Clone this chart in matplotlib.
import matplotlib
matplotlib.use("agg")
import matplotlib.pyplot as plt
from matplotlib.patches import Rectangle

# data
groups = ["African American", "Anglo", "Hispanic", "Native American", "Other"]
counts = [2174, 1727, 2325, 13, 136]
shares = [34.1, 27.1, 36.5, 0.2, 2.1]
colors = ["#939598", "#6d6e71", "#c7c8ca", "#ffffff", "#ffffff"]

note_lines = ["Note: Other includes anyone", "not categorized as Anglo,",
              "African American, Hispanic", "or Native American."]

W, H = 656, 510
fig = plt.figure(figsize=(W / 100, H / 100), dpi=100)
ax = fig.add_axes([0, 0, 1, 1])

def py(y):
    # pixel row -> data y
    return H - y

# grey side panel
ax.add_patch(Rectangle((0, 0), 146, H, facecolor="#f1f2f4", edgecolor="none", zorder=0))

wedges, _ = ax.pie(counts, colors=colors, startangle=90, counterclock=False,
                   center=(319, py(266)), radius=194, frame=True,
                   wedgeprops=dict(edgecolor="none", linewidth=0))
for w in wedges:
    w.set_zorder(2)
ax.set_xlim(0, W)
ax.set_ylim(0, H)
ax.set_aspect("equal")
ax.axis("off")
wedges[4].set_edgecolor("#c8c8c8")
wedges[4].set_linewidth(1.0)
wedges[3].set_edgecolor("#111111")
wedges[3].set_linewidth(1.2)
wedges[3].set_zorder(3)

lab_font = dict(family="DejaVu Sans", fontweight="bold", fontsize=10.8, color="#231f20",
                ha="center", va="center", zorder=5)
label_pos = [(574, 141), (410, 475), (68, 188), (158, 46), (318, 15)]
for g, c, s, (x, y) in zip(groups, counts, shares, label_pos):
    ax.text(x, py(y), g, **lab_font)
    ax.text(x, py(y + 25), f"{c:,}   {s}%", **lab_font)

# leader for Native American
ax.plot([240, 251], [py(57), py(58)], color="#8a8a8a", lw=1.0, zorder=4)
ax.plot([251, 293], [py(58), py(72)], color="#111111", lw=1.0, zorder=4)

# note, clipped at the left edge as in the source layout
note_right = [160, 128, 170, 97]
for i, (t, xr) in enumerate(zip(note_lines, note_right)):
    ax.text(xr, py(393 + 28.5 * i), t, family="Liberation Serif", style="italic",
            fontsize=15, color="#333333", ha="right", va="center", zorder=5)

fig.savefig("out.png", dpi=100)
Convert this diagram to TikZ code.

• • • • •

→ WHAT YOU WILL DO
Transcribe each entry exactly.

→ SOLUTION FOR THIS TASK
Clone this chart in matplotlib.
import matplotlib
matplotlib.use("agg")
import matplotlib.pyplot as plt
from matplotlib.patches import Rectangle

# data
groups = ["African American", "Anglo", "Hispanic", "Native American", "Other"]
counts = [2174, 1727, 2325, 13, 136]
shares = [34.1, 27.1, 36.5, 0.2, 2.1]
colors = ["#939598", "#6d6e71", "#c7c8ca", "#ffffff", "#ffffff"]

note_lines = ["Note: Other includes anyone", "not categorized as Anglo,",
              "African American, Hispanic", "or Native American."]

W, H = 656, 510
fig = plt.figure(figsize=(W / 100, H / 100), dpi=100)
ax = fig.add_axes([0, 0, 1, 1])

def py(y):
    # pixel row -> data y
    return H - y

# grey side panel
ax.add_patch(Rectangle((0, 0), 146, H, facecolor="#f1f2f4", edgecolor="none", zorder=0))

wedges, _ = ax.pie(counts, colors=colors, startangle=90, counterclock=False,
                   center=(319, py(266)), radius=194, frame=True,
                   wedgeprops=dict(edgecolor="none", linewidth=0))
for w in wedges:
    w.set_zorder(2)
ax.set_xlim(0, W)
ax.set_ylim(0, H)
ax.set_aspect("equal")
ax.axis("off")
wedges[4].set_edgecolor("#c8c8c8")
wedges[4].set_linewidth(1.0)
wedges[3].set_edgecolor("#111111")
wedges[3].set_linewidth(1.2)
wedges[3].set_zorder(3)

lab_font = dict(family="DejaVu Sans", fontweight="bold", fontsize=10.8, color="#231f20",
                ha="center", va="center", zorder=5)
label_pos = [(574, 141), (410, 475), (68, 188), (158, 46), (318, 15)]
for g, c, s, (x, y) in zip(groups, counts, shares, label_pos):
    ax.text(x, py(y), g, **lab_font)
    ax.text(x, py(y + 25), f"{c:,}   {s}%", **lab_font)

# leader for Native American
ax.plot([240, 251], [py(57), py(58)], color="#8a8a8a", lw=1.0, zorder=4)
ax.plot([251, 293], [py(58), py(72)], color="#111111", lw=1.0, zorder=4)

# note, clipped at the left edge as in the source layout
note_right = [160, 128, 170, 97]
for i, (t, xr) in enumerate(zip(note_lines, note_right)):
    ax.text(xr, py(393 + 28.5 * i), t, family="Liberation Serif", style="italic",
            fontsize=15, color="#333333", ha="right", va="center", zorder=5)

fig.savefig("out.png", dpi=100)
Convert this diagram to TikZ code.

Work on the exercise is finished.